## Stored data:
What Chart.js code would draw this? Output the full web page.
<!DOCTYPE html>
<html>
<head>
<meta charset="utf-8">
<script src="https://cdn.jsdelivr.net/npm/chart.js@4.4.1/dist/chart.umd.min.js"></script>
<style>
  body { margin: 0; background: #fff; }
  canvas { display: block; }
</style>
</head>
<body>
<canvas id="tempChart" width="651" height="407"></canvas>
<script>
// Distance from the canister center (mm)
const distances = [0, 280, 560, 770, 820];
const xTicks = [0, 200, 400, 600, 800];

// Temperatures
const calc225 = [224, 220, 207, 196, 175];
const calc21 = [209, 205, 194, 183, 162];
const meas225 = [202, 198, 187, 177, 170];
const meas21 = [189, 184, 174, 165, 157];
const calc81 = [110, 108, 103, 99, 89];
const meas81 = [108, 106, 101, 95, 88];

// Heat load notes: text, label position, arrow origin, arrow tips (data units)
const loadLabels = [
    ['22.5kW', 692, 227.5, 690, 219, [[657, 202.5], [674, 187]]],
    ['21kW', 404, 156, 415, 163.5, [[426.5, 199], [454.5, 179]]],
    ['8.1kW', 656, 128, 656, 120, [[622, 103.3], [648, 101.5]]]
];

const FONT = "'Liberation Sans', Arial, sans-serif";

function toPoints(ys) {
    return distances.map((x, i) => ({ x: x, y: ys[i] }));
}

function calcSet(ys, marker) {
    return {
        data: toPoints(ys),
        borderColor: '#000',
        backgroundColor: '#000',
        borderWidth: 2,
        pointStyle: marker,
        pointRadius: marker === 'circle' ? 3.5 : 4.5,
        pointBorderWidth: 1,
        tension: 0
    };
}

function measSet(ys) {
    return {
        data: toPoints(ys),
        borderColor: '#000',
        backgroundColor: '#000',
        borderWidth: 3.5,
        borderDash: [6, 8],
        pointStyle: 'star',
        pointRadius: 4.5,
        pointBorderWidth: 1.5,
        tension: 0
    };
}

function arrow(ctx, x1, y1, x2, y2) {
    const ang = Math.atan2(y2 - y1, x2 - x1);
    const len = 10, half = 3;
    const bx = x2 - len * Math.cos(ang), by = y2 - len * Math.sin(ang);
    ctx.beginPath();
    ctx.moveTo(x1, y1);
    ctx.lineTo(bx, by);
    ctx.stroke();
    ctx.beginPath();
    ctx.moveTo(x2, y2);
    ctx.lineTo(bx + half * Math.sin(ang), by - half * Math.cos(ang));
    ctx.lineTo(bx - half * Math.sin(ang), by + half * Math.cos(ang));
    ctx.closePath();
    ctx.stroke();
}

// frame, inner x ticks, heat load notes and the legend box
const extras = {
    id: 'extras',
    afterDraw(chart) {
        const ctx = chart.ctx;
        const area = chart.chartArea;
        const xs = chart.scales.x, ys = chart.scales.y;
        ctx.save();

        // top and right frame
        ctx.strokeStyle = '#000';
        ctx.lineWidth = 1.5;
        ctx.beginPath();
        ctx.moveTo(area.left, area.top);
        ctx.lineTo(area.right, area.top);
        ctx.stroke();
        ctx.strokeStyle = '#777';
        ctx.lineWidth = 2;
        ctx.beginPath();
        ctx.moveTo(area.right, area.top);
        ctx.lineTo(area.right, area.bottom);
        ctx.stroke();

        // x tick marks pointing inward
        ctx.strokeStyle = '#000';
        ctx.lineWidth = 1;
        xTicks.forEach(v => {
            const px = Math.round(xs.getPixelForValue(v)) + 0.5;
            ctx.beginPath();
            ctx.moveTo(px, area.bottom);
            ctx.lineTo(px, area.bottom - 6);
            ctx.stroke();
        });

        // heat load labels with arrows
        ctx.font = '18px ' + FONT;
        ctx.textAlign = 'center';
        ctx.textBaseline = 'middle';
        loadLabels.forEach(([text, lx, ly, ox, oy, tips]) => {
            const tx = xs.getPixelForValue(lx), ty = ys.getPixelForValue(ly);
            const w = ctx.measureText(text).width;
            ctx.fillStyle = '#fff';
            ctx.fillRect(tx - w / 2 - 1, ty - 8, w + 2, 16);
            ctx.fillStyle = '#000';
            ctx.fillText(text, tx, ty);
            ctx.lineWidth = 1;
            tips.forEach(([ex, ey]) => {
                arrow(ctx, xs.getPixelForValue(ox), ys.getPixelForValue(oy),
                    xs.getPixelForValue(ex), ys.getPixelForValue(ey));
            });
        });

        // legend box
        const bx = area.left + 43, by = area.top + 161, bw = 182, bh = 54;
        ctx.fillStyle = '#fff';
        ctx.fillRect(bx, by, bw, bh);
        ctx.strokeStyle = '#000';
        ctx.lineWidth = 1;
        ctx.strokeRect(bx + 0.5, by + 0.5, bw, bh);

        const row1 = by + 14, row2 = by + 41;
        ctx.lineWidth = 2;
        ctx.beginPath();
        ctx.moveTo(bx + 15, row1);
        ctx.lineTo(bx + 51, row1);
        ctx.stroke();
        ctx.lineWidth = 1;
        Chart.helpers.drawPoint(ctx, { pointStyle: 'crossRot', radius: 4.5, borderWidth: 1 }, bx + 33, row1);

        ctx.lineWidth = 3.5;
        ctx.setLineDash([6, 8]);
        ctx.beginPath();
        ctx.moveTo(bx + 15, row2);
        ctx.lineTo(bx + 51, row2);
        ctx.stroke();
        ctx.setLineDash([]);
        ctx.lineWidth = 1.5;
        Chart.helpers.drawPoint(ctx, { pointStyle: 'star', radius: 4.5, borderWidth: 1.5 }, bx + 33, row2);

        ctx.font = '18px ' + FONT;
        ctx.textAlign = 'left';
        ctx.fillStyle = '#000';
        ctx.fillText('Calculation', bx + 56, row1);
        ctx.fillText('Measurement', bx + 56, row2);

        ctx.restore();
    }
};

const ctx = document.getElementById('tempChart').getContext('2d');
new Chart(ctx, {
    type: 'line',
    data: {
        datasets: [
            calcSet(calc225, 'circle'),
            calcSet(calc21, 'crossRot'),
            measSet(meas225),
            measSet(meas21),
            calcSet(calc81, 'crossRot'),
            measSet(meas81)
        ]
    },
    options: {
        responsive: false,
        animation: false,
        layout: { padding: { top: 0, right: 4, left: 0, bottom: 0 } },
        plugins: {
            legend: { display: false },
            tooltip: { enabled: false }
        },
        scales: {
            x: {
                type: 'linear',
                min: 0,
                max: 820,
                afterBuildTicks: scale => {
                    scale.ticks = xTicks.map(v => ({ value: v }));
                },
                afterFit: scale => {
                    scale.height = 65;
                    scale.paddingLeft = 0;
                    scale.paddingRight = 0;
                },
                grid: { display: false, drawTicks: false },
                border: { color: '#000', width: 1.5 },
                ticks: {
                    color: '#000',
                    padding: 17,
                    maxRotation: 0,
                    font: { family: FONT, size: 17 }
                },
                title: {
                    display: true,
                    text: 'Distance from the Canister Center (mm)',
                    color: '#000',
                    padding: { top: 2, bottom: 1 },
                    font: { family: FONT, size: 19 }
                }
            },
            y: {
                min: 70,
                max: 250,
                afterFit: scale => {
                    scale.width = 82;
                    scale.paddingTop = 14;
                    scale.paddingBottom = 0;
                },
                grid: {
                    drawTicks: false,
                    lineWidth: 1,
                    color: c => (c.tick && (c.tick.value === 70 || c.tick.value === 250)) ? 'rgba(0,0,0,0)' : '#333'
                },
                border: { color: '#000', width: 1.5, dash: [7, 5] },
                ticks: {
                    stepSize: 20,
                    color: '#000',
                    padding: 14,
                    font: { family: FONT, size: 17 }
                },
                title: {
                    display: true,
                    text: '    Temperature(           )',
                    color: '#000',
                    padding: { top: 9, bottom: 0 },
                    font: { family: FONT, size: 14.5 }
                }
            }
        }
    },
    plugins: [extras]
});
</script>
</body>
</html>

## Objective:
Exactly repeat the lines running from the top of the listing to the line bearing "const xTicks = [0, 200, 400, 600, 800];", both of those lines included, and only them.

## Problem solution:
What Chart.js code would draw this? Output the full web page.
<!DOCTYPE html>
<html>
<head>
<meta charset="utf-8">
<script src="https://cdn.jsdelivr.net/npm/chart.js@4.4.1/dist/chart.umd.min.js"></script>
<style>
  body { margin: 0; background: #fff; }
  canvas { display: block; }
</style>
</head>
<body>
<canvas id="tempChart" width="651" height="407"></canvas>
<script>
// Distance from the canister center (mm)
const distances = [0, 280, 560, 770, 820];
const xTicks = [0, 200, 400, 600, 800];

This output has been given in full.